Augustine redux
Book review, Title From Harvard to Hell And Back, Author Eric H. Sigward, Rating 3.0,
From Harvard to Hell And Back Eric H. Sigward Book review |
From Harvard to Hell and Back is an autobiographical account of a young phenom who in the late 1960's and early 1970's attended Horace Mann, Harvard, where he rowed on the crew and joined the Porcellian Club, then Cambridge, Stanford, and several divinity schools. It is a crazy book, of hubris and wild youth, drugs, sex, the occult, and finally, Jesus.
Eric was one of several seminary interns from the Bay Area Peninsula Bible Church, all of whom were guests in my parent’s house on and off during the mid-1970’s. I only met a couple of the interns (one of which was the notorious Bryan Fischer (note 1)), sadly Eric was not among them. The stories I heard about him from my family were intriguing and entertaining. One story of Eric remains in my memory: Eric, out of the blue, asked another intern, Tina, to marry him (they had no romantic relationship), and when she emphatically replied, ‘No,’ he responded, ‘Well, how about tennis?’
So when I stumbled across this book, I was able to determine it was the same Eric Sigward, and decided to read it.
The Christian autobiographies I read as a child, a natural consequence of being raised in an Evangelical household, had a predicable arc: ‘I was blind, but now I see’. They are in part evangelical appeals: ‘I grew up a sinner, and after perhaps a tour of the darker side of life, and after a struggle to understand my purpose on this earth, I found and accepted Jesus Christ as my personal savior, and I am now eternally safe, and my life is immeasurably better. You too can follow Jesus.’
Confessions Of Saint Augustine, by Saint Augustine, R.S. Pine-Coffin
Eric’s book more or less follows that pattern, but feels more like St. Augustine’s Confessions, wherein Augustine catalogued his numerous sins prior to his adult conversion to Christianity. His extensive passage through hedonism is tinged with regret, but seemed to me only tinged; in fact Augustine seemed to relish reliving the old life, and famously beseeched God: "Master, give me chastity and celibacy, but not yet." (Confessions of Augustine, Book VIII) This same sense permeates Eric’s account, and makes it feel more human and less didactic, less Christian Socialist Realism than typical of books in this genre I encountered in my youth.

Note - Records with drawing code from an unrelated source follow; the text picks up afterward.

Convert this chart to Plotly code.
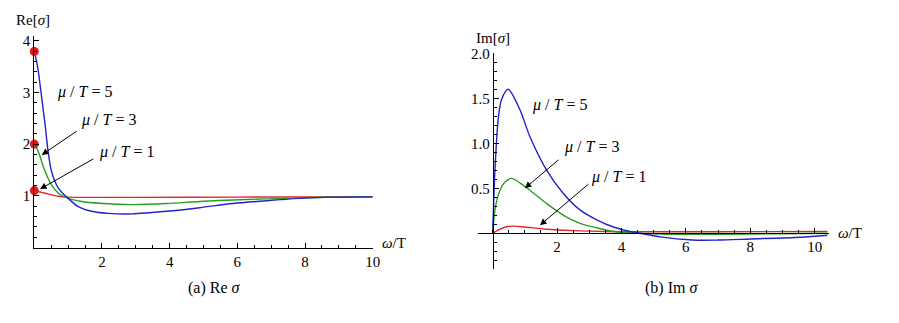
import plotly.graph_objects as go

W, H = 899, 323

# (a) Re sigma
re_blue_x = [0, 0.07, 0.12, 0.22, 0.32, 0.41, 0.51, 0.71, 1.0, 1.3, 1.69, 2.18, 2.9, 3.9, 4.89, 5.87, 6.86, 7.84, 8.8, 10]
re_blue_y = [3.79, 3.59, 3.40, 2.89, 2.37, 1.85, 1.47, 1.15, 0.95, 0.79, 0.70, 0.66, 0.65, 0.70, 0.77, 0.85, 0.905, 0.95, 0.975, 0.98]
re_green_x = [0, 0.12, 0.22, 0.32, 0.51, 0.71, 1.0, 1.4, 1.94, 2.9, 3.9, 4.89, 5.87, 7.84, 8.8, 10]
re_green_y = [2.0, 1.85, 1.66, 1.47, 1.21, 1.05, 0.95, 0.89, 0.855, 0.83, 0.85, 0.89, 0.92, 0.96, 0.975, 0.98]
re_red_x = [0, 0.32, 0.71, 1.0, 1.5, 3, 6, 10]
re_red_y = [1.10, 1.05, 0.99, 0.975, 0.97, 0.97, 0.975, 0.98]
dc_x = [0, 0, 0]
dc_y = [3.79, 2.0, 1.10]

# (b) Im sigma
im_blue_x = [0, 0.07, 0.17, 0.27, 0.48, 0.85, 1.16, 1.68, 2.2, 2.71, 3.23, 3.75, 4.27, 4.6, 5.2, 6.2, 7.0, 8.0, 9.55, 10.4]
im_blue_y = [0, 0.70, 1.26, 1.48, 1.60, 1.37, 1.07, 0.70, 0.44, 0.26, 0.15, 0.07, 0.02, 0.0, -0.04, -0.075, -0.075, -0.063, -0.044, -0.022]
im_green_x = [0, 0.07, 0.23, 0.38, 0.59, 1.0, 1.68, 2.2, 2.71, 3.23, 3.75, 4.5, 5.5, 7, 9, 10.4]
im_green_y = [0, 0.26, 0.48, 0.57, 0.61, 0.52, 0.33, 0.20, 0.11, 0.06, 0.02, 0.0, -0.01, -0.01, -0.005, 0]
im_red_x = [0, 0.2, 0.4, 0.62, 1.0, 1.68, 2.5, 3.5, 5, 7, 10.4]
im_red_y = [0, 0.04, 0.07, 0.08, 0.07, 0.045, 0.03, 0.02, 0.017, 0.018, 0.02]

labels = ["<i>μ</i> / <i>T</i> = 5", "<i>μ</i> / <i>T</i> = 3", "<i>μ</i> / <i>T</i> = 1"]

BLUE = "#2323c8"
GREEN = "#23a023"
RED = "#e02828"
FONT = "Liberation Serif, Times New Roman, serif"
OFF = 8  # page body margin shifts the figure

def px(x):
    return (x - OFF) / W

def py(y):
    return 1 - (y - OFF) / H

fig = go.Figure()
line = dict(width=1.4, shape="spline", smoothing=0.8)
fig.add_scatter(x=re_red_x, y=re_red_y, mode="lines", line=dict(color=RED, **line), xaxis="x", yaxis="y", cliponaxis=False)
fig.add_scatter(x=re_green_x, y=re_green_y, mode="lines", line=dict(color=GREEN, **line), xaxis="x", yaxis="y", cliponaxis=False)
fig.add_scatter(x=re_blue_x, y=re_blue_y, mode="lines", line=dict(color=BLUE, **line), xaxis="x", yaxis="y", cliponaxis=False)
fig.add_scatter(x=dc_x, y=dc_y, mode="markers", marker=dict(color="#dd1c1c", size=9), xaxis="x", yaxis="y", cliponaxis=False)

fig.add_scatter(x=im_red_x, y=im_red_y, mode="lines", line=dict(color=RED, **line), xaxis="x2", yaxis="y2", cliponaxis=False)
fig.add_scatter(x=im_green_x, y=im_green_y, mode="lines", line=dict(color=GREEN, **line), xaxis="x2", yaxis="y2", cliponaxis=False)
fig.add_scatter(x=im_blue_x, y=im_blue_y, mode="lines", line=dict(color=BLUE, **line), xaxis="x2", yaxis="y2", cliponaxis=False)

ax_common = dict(showline=True, linecolor="black", linewidth=1, showgrid=False, zeroline=False,
                 ticks="inside", ticklen=5, tickwidth=1, tickcolor="black", automargin=False,
                 tickfont=dict(family=FONT, size=15, color="black"), tickmode="array")

fig.update_layout(
    template="none",
    width=W, height=H, margin=dict(l=0, r=0, t=0, b=0, pad=0), autosize=False,
    paper_bgcolor="white", plot_bgcolor="rgba(0,0,0,0)", showlegend=False,
    xaxis=dict(domain=[px(34.3), px(372.7)], range=[0, 10], anchor="y",
               tickvals=[2, 4, 6, 8, 10], ticktext=["2", "4", "6", "8", "10"],
               minor=dict(ticks="inside", ticklen=3, dtick=0.5, tick0=0, tickcolor="black", showgrid=False),
               **ax_common),
    yaxis=dict(domain=[py(247.5), py(35.5)], range=[0, 4.1], anchor="x",
               tickvals=[1, 2, 3, 4], ticktext=["1", "2", "3", "4"],
               minor=dict(ticks="inside", ticklen=3, dtick=0.2, tick0=0, tickcolor="black", showgrid=False),
               **ax_common),
    xaxis2=dict(domain=[px(478.2), px(828.8)], range=[-0.45, 10.44], anchor="free", position=py(233.3),
                tickvals=[2, 4, 6, 8, 10], ticktext=["2", "4", "6", "8", "10"],
                minor=dict(ticks="inside", ticklen=3, dtick=0.5, tick0=0, tickcolor="black", showgrid=False),
                **ax_common),
    yaxis2=dict(domain=[py(269.3), py(53.3)], range=[-0.4, 2.0], anchor="free", position=px(492.7),
                tickvals=[0.5, 1.0, 1.5, 2.0], ticktext=["0.5", "1.0", "1.5", "2.0"],
                minor=dict(ticks="inside", ticklen=3, dtick=0.1, tick0=0, tickcolor="black", showgrid=False),
                **ax_common),
)

tfont = dict(family=FONT, size=16, color="black")
ann = []
# left panel labels
ann.append(dict(x=1.47, y=3.01, xref="x", yref="y", text=labels[0], showarrow=False, font=tfont))
ann.append(dict(x=2.19, y=2.46, xref="x", yref="y", text=labels[1], showarrow=False, font=tfont))
ann.append(dict(x=2.73, y=1.85, xref="x", yref="y", text=labels[2], showarrow=False, font=tfont))
ann.append(dict(x=0.22, y=1.79, ax=1.30, ay=2.27, xref="x", yref="y", axref="x", ayref="y", text="",
                showarrow=True, arrowhead=2, arrowsize=1.3, arrowwidth=1, arrowcolor="black"))
ann.append(dict(x=0.17, y=1.13, ax=1.79, ay=1.73, xref="x", yref="y", axref="x", ayref="y", text="",
                showarrow=True, arrowhead=2, arrowsize=1.3, arrowwidth=1, arrowcolor="black"))
# right panel labels
ann.append(dict(x=2.09, y=1.43, xref="x2", yref="y2", text=labels[0], showarrow=False, font=tfont))
ann.append(dict(x=3.07, y=0.96, xref="x2", yref="y2", text=labels[1], showarrow=False, font=tfont))
ann.append(dict(x=3.9, y=0.63, xref="x2", yref="y2", text=labels[2], showarrow=False, font=tfont))
ann.append(dict(x=1.0, y=0.5, ax=2.09, ay=0.83, xref="x2", yref="y2", axref="x2", ayref="y2", text="",
                showarrow=True, arrowhead=2, arrowsize=1.3, arrowwidth=1, arrowcolor="black"))
ann.append(dict(x=1.47, y=0.09, ax=3.02, ay=0.56, xref="x2", yref="y2", axref="x2", ayref="y2", text="",
                showarrow=True, arrowhead=2, arrowsize=1.3, arrowwidth=1, arrowcolor="black"))

# axis titles and captions
afont = dict(family=FONT, size=15, color="black")
cfont = dict(family=FONT, size=16, color="black")
paper_texts = [
    (33, 20, "Re[<i>σ</i>]", afont),
    (493, 38, "Im[<i>σ</i>]", afont),
    (394, 243, "<i>ω</i>/T", afont),
    (850, 233, "<i>ω</i>/T", afont),
    (214, 288, "(a) Re <i>σ</i>", cfont),
    (671, 288, "(b) Im <i>σ</i>", cfont),
]
for x, y, t, f in paper_texts:
    ann.append(dict(x=px(x), y=py(y), xref="paper", yref="paper", text=t, showarrow=False, font=f,
                    xanchor="center", yanchor="middle"))

fig.update_layout(annotations=ann)

fig.write_html("out.html")
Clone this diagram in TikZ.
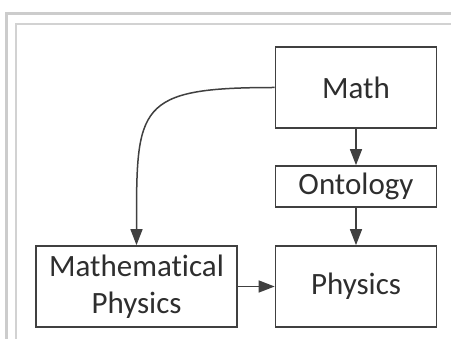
\documentclass[tikz,border=0pt]{standalone}
\usepackage{fontspec}
\setmainfont{Carlito}[Ligatures={NoCommon}]
\usetikzlibrary{arrows.meta}
\definecolor{boxline}{HTML}{404040}
\definecolor{txt}{HTML}{2E2E2E}
\definecolor{frameA}{HTML}{CCCCCC}
\definecolor{frameB}{HTML}{D2D2D2}
\tikzset{
  box/.style={draw=boxline, line width=1.7pt, fill=white, inner sep=0pt,
    text=txt, font=\fontsize{31}{37}\selectfont, align=center},
  conn/.style={draw=boxline, line width=1.5pt, -{Triangle[length=16pt,width=12pt]}}
}
\begin{document}
\begin{tikzpicture}[x=1pt,y=-1pt]
\useasboundingbox (0,0) rectangle (451,339);
\fill[white] (0,0) rectangle (451,339);
\draw[frameA, line width=2.6pt] (6.5,339) -- (6.5,13.5) -- (451,13.5);
\draw[frameB, line width=1.6pt] (16,339) -- (16,24) -- (451,24);
\node[box, minimum width=161pt, minimum height=81pt] (math) at (356,87.5) {Math};
\node[box, minimum width=161pt, minimum height=41pt] (onto) at (356,186.5) {Ontology};
\node[box, minimum width=161pt, minimum height=81pt] (phys) at (356,286.5) {Physics};
\node[box, minimum width=201pt, minimum height=81pt] (mphys) at (136.5,286.5) {Mathematical\\Physics};
\draw[conn] (math) -- (onto);
\draw[conn] (onto) -- (phys);
\draw[conn] (mphys) -- (phys);
\draw[conn] (math.west) to[out=180,in=90,looseness=1.7] (mphys.north);
\end{tikzpicture}
\end{document}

Eric Sigward died recently, on February 28, 2021. He has been celebrated by the New York City religious community. Perhaps some of Eric’s best years were spent teaching at the New York School of Divinity (NYSD). Paul de Vries, president of NYSD, said of Eric that he was “a riveting storyteller with a very clear and comprehensive worldview and was inspirational to his students. … Students loved his weird sense of humor that was fun for its brazen rejection of stuffiness.” God speed, Eric.
Notes
1. Seminary intern Bryan Fischer. Fischer was led into far right Christian politics, working for the last many years at the American Family Association (AFA). At the height of his notoriety, he cast a wide net of aspersions over Muslims, Native Americans, Hispanics, and African Americans, and homosexuals, who he claimed were the cause of the Holocaust, and that Hillary Clinton was a lesbian. At one point, the Southern Poverty Law Center designated the AFA a hate group, until the AFA specifically repudiated Fischer’s views on those subjects.